The subsidy debate has featured scathing commentary from two retired MID administrators, a retired Modesto deputy city manager and a former utility administrator in Iowa, all asking the board to stop giving preferential treatment to 3,100 farm accounts at the expense of MID’s 116,000 electricity customers.
The MID board responded by rejecting the proposed power increase in December and restructuring water prices in March, with the average farmer paying about 40 percent more. At a public hearing set for July 14, farmers face a drought surcharge estimated at $16 per acre, compared with last year’s $11.91 per-acre surcharge.
Even after upping irrigation rates, revenue of $3.16 million this year will cover a mere 16.8 percent of MID’s true cost of delivering water.
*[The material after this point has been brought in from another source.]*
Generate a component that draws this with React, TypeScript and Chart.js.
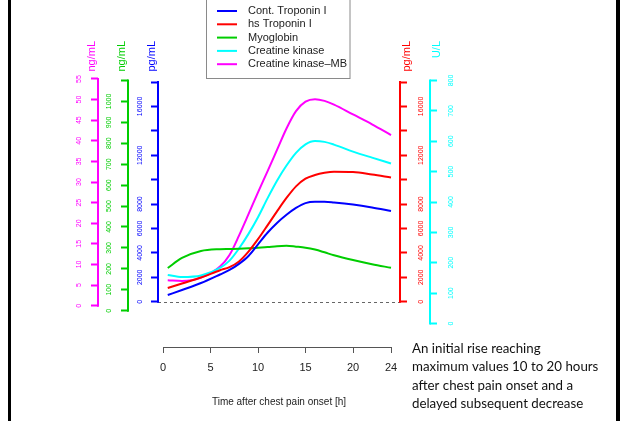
import React, { useEffect, useRef } from 'react';
import { Chart, registerables } from 'chart.js';

Chart.register(...registerables);

// ---------------- data ----------------
const hours = [0.5, 2, 4, 6, 7, 8, 9, 10, 11, 12, 13, 14, 15, 16, 17, 18, 20, 22, 24];
const contTroponinI = [550, 960, 1530, 2230, 2600, 3100, 3750, 4700, 5650, 6450, 7120, 7680, 8080, 8190, 8190, 8130, 7960, 7720, 7430];
const hsTroponinI = [1120, 1490, 1980, 2580, 2830, 3300, 4100, 5120, 6250, 7400, 8500, 9450, 10080, 10380, 10560, 10650, 10620, 10420, 10180];
const myoglobin = [204, 252, 285, 294, 295, 296, 298, 301, 304, 308, 310, 306, 301, 292, 279, 265, 242, 222, 205];
const creatineKinase = [160, 153, 158, 183, 207, 247, 295, 350, 412, 470, 520, 562, 590, 601, 598, 589, 566, 546, 527];
const creatineKinaseMB = [6.2, 6.0, 6.8, 9.5, 12.3, 17.0, 22.2, 27.5, 32.6, 37.8, 43.0, 47.2, 49.5, 50.1, 49.7, 48.8, 46.4, 44.0, 41.4];

const seriesLabels = ['Cont. Troponin I', 'hs Troponin I', 'Myoglobin', 'Creatine kinase', 'Creatine kinase–MB'];

const hourTicks = [0, 5, 10, 15, 20, 24];
const ckmbTicks = [0, 5, 10, 15, 20, 25, 30, 35, 40, 45, 50, 55];
const myoTicks = [0, 100, 200, 300, 400, 500, 600, 700, 800, 900, 1000, 1100];
const myoLabelled = [0, 100, 200, 300, 400, 500, 600, 700, 800, 900, 1000];
const pgTicks = [0, 2000, 4000, 6000, 8000, 10000, 12000, 14000, 16000, 18000];
const pgLabelled = [0, 2000, 4000, 6000, 8000, 12000, 16000];
const ckTicks = [0, 100, 200, 300, 400, 500, 600, 700, 800];

const unitNg = 'ng/mL';
const unitPg = 'pg/mL';
const unitU = 'U/L';
const xTitle = 'Time after chest pain onset [h]';
const noteLines = [
  'An initial rise reaching',
  'maximum values 10 to 20 hours',
  'after chest pain onset and a',
  'delayed subsequent decrease',
];

// ---------------- styling / layout ----------------
const FONT = "'Liberation Sans', Arial, sans-serif";
const MAGENTA = '#FF00FF';
const GREEN = '#00CD00';
const BLUE = '#0000FF';
const RED = '#FF0000';
const CYAN = '#00FFFF';

const W = 625;
const H = 421;
const AREA_TOP = 30;
const AREA_BOTTOM = 347;
const AREA_LEFT = 158;
const AREA_RIGHT = 400;
const TICK_LEN = 7;
const TICK_FONT = 7;

function vRange(v0: number, p0: number, v1: number, p1: number) {
  const s = (v1 - v0) / (p0 - p1);
  return { min: v0 - (AREA_BOTTOM - p0) * s, max: v1 + (p1 - AREA_TOP) * s };
}
function hRange(v0: number, p0: number, v1: number, p1: number) {
  const s = (v1 - v0) / (p1 - p0);
  return { min: v0 - (p0 - AREA_LEFT) * s, max: v1 + (AREA_RIGHT - p1) * s };
}

function labelPadding(labels: number[], offset: number) {
  const c = document.createElement('canvas').getContext('2d')!;
  c.font = `${TICK_FONT}px ${FONT}`;
  const widest = Math.max(...labels.map((v) => c.measureText(String(v)).width));
  return offset - TICK_LEN - widest / 2;
}

type AxisDef = {
  id: string;
  color: string;
  position: 'left' | 'right';
  weight: number;
  width: number;
  range: { min: number; max: number };
  ticks: number[];
  labelled: number[];
  labelOffset: number;
  title: string;
  titleOffset: number;
};

function makeAxisDefs(): AxisDef[] {
  return [
    { id: 'yCKMB', color: MAGENTA, position: 'left', weight: 3, width: 98, range: vRange(0, 305.7, 55, 79), ticks: ckmbTicks, labelled: ckmbTicks, labelOffset: 19, title: unitNg, titleOffset: 6 },
    { id: 'yMyo', color: GREEN, position: 'left', weight: 2, width: 30, range: vRange(0, 310.7, 1100, 80.5), ticks: myoTicks, labelled: myoLabelled, labelOffset: 18.5, title: unitNg, titleOffset: 6 },
    { id: 'yCTnI', color: BLUE, position: 'left', weight: 1, width: 30, range: vRange(0, 301.7, 18000, 82), ticks: pgTicks, labelled: pgLabelled, labelOffset: 18, title: unitPg, titleOffset: 6 },
    { id: 'yHsTnI', color: RED, position: 'right', weight: 1, width: 30, range: vRange(0, 301.7, 18000, 82), ticks: pgTicks, labelled: pgLabelled, labelOffset: 21.5, title: unitPg, titleOffset: 7 },
    { id: 'yCK', color: CYAN, position: 'right', weight: 2, width: 60, range: vRange(0, 323.5, 800, 80.5), ticks: ckTicks, labelled: ckTicks, labelOffset: 21.3, title: unitU, titleOffset: 7 },
  ];
}

function yScale(d: AxisDef) {
  return {
    type: 'linear',
    position: d.position,
    weight: d.weight,
    min: d.range.min,
    max: d.range.max,
    afterBuildTicks: (s: any) => {
      s.ticks = d.ticks.map((v) => ({ value: v }));
    },
    afterFit: (s: any) => {
      s.width = d.width;
    },
    grid: {
      drawOnChartArea: false,
      drawTicks: true,
      tickLength: TICK_LEN,
      tickColor: d.color,
      tickWidth: 2,
      color: d.color,
    },
    border: { display: false },
    ticks: {
      autoSkip: false,
      color: d.color,
      font: { family: FONT, size: TICK_FONT },
      minRotation: 90,
      maxRotation: 90,
      crossAlign: 'center',
      padding: labelPadding(d.labelled, d.labelOffset),
      callback: (v: any) => (d.labelled.includes(Number(v)) ? String(v) : ''),
    },
  };
}

export default function App() {
  const ref = useRef<HTMLCanvasElement>(null);

  useEffect(() => {
    document.body.style.margin = '0';
    const axisDefs = makeAxisDefs();
    const xr = hRange(0, 163, 24, 391);

    const scales: any = {
      x: {
        type: 'linear',
        position: 'bottom',
        min: xr.min,
        max: xr.max,
        afterBuildTicks: (s: any) => {
          s.ticks = hourTicks.map((v) => ({ value: v }));
        },
        afterFit: (s: any) => {
          s.height = H - AREA_BOTTOM;
        },
        grid: { drawOnChartArea: false, drawTicks: true, tickLength: 6, tickColor: '#555', tickWidth: 1 },
        border: { display: false },
        ticks: {
          autoSkip: false,
          minRotation: 0,
          maxRotation: 0,
          color: '#222',
          font: { family: FONT, size: 11 },
          padding: 8.5,
          callback: (v: any) => String(v),
        },
        title: {
          display: true,
          text: xTitle,
          color: '#222',
          font: { family: FONT, size: 10 },
          padding: { top: 0, bottom: 13 },
        },
      },
    };
    axisDefs.forEach((d) => {
      scales[d.id] = yScale(d);
    });

    const seriesValues = [contTroponinI, hsTroponinI, myoglobin, creatineKinase, creatineKinaseMB];
    const seriesColors = [BLUE, RED, GREEN, CYAN, MAGENTA];
    const seriesAxes = ['yCTnI', 'yHsTnI', 'yMyo', 'yCK', 'yCKMB'];

    const datasets = seriesValues.map((vals, i) => ({
      label: seriesLabels[i],
      data: hours.map((h, j) => ({ x: h, y: vals[j] })),
      yAxisID: seriesAxes[i],
      xAxisID: 'x',
      borderColor: seriesColors[i],
      backgroundColor: seriesColors[i],
      borderWidth: 2,
      pointRadius: 0,
      fill: false,
      cubicInterpolationMode: 'monotone',
    }));

    const decor = {
      id: 'decor',
      beforeDraw(chart: any) {
        const ctx = chart.ctx;
        ctx.save();
        ctx.fillStyle = '#ffffff';
        ctx.fillRect(0, 0, W, H);
        ctx.fillStyle = '#000000';
        ctx.fillRect(8, 0, 3, H);
        ctx.fillRect(616, 0, 4, H);
        ctx.restore();
      },
      beforeDatasetsDraw(chart: any) {
        const ctx = chart.ctx;
        const s = chart.scales.yCTnI;
        const y = Math.round(s.getPixelForValue(0)) + 0.5;
        ctx.save();
        ctx.strokeStyle = '#666';
        ctx.lineWidth = 1;
        ctx.setLineDash([3, 3]);
        ctx.beginPath();
        ctx.moveTo(chart.chartArea.left, y);
        ctx.lineTo(chart.chartArea.right, y);
        ctx.stroke();
        ctx.restore();
      },
      afterDraw(chart: any) {
        const ctx = chart.ctx;
        // y axis lines + unit titles
        axisDefs.forEach((d) => {
          const s = chart.scales[d.id];
          const x = d.position === 'left' ? Math.round(s.right) : Math.round(s.left);
          const yTop = s.getPixelForValue(d.ticks[d.ticks.length - 1]);
          const yBot = s.getPixelForValue(d.ticks[0]);
          ctx.save();
          ctx.strokeStyle = d.color;
          ctx.lineWidth = 2;
          ctx.beginPath();
          ctx.moveTo(x, yTop - 1);
          ctx.lineTo(x, yBot + 1);
          ctx.stroke();
          ctx.translate(d.position === 'left' ? x - d.titleOffset : x + d.titleOffset, 41);
          ctx.rotate(-Math.PI / 2);
          ctx.textAlign = 'right';
          ctx.textBaseline = 'middle';
          ctx.font = `11px ${FONT}`;
          ctx.fillStyle = d.color;
          ctx.fillText(d.title, 0, 0);
          ctx.restore();
        });
        // x axis line
        const xs = chart.scales.x;
        const xy = Math.round(xs.top) + 0.5;
        ctx.save();
        ctx.strokeStyle = '#555';
        ctx.lineWidth = 1;
        ctx.beginPath();
        ctx.moveTo(xs.getPixelForValue(hourTicks[0]), xy);
        ctx.lineTo(xs.getPixelForValue(hourTicks[hourTicks.length - 1]), xy);
        ctx.stroke();
        ctx.restore();
        // legend
        ctx.save();
        ctx.fillStyle = '#ffffff';
        ctx.fillRect(206, -5, 144, 83);
        ctx.strokeStyle = '#8a8a8a';
        ctx.lineWidth = 1;
        ctx.strokeRect(206.5, -5, 143.5, 83.5);
        chart.data.datasets.forEach((ds: any, i: number) => {
          const y = 11 + i * 13.3;
          ctx.strokeStyle = ds.borderColor;
          ctx.lineWidth = 2;
          ctx.beginPath();
          ctx.moveTo(217, y);
          ctx.lineTo(237, y);
          ctx.stroke();
          ctx.fillStyle = '#222';
          ctx.font = `11px ${FONT}`;
          ctx.textAlign = 'left';
          ctx.textBaseline = 'middle';
          ctx.fillText(ds.label, 248, y);
        });
        ctx.restore();
        // note text
        ctx.save();
        ctx.fillStyle = '#111';
        ctx.font = "13.3px Lato, 'Open Sans', sans-serif";
        ctx.textAlign = 'left';
        ctx.textBaseline = 'middle';
        noteLines.forEach((line, i) => {
          ctx.fillText(line, 412, 348.5 + i * 18.5);
        });
        ctx.restore();
      },
    };

    const chart = new Chart(ref.current!, {
      type: 'line',
      data: { datasets } as any,
      options: {
        responsive: false,
        animation: false,
        devicePixelRatio: 1,
        layout: {
          autoPadding: false,
          padding: { left: 0, right: W - AREA_RIGHT - 90, top: AREA_TOP, bottom: 0 },
        },
        plugins: {
          legend: { display: false },
          tooltip: { enabled: false },
          title: { display: false },
        },
        scales,
      } as any,
      plugins: [decor],
    });
    return () => chart.destroy();
  }, []);

  return <canvas ref={ref} width={W} height={H} style={{ display: 'block' }} />;
}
The Fitch report notes “evidence of an inability or unwillingness to raise rates to recover costs in a timely manner.”
In January, the board hosted a workshop to explore the “cost of service” idea, or charging customers of both core services about what it costs to provide them. The board, however, declared that a tall order after 92 years of mixed accounting, and backed away.
Critics note that farmers continue to control a majority of the board’s five seats. Nick Blom and Larry Byrd, both growers, are up for re-election in November.
Mensinger noted in an interview Friday that when MID really wants to, it can divide bookkeeping among the power and water sides. That’s how it works for the district’s third service, domestic water, which MID purifies in a treatment plant and delivers to the city of Modesto, which mixes it with well water for delivery to people’s taps.
Because costs must be parsed and divided between MID and the city, “we do come up with assumptions,” or estimates on who owes what, Mensinger said. “I think there is always going to be a certain lack of precision,” he added.
Why can’t MID do the same with its water and power bookkeeping?
“You want to move in that direction and get closer and closer,” said Mensinger, who represents an urban district. “But right now, there is not agreement on the board. There is agreement that irrigation rates should be raised over time. We did that this year and I think you’re going to see more in the future.”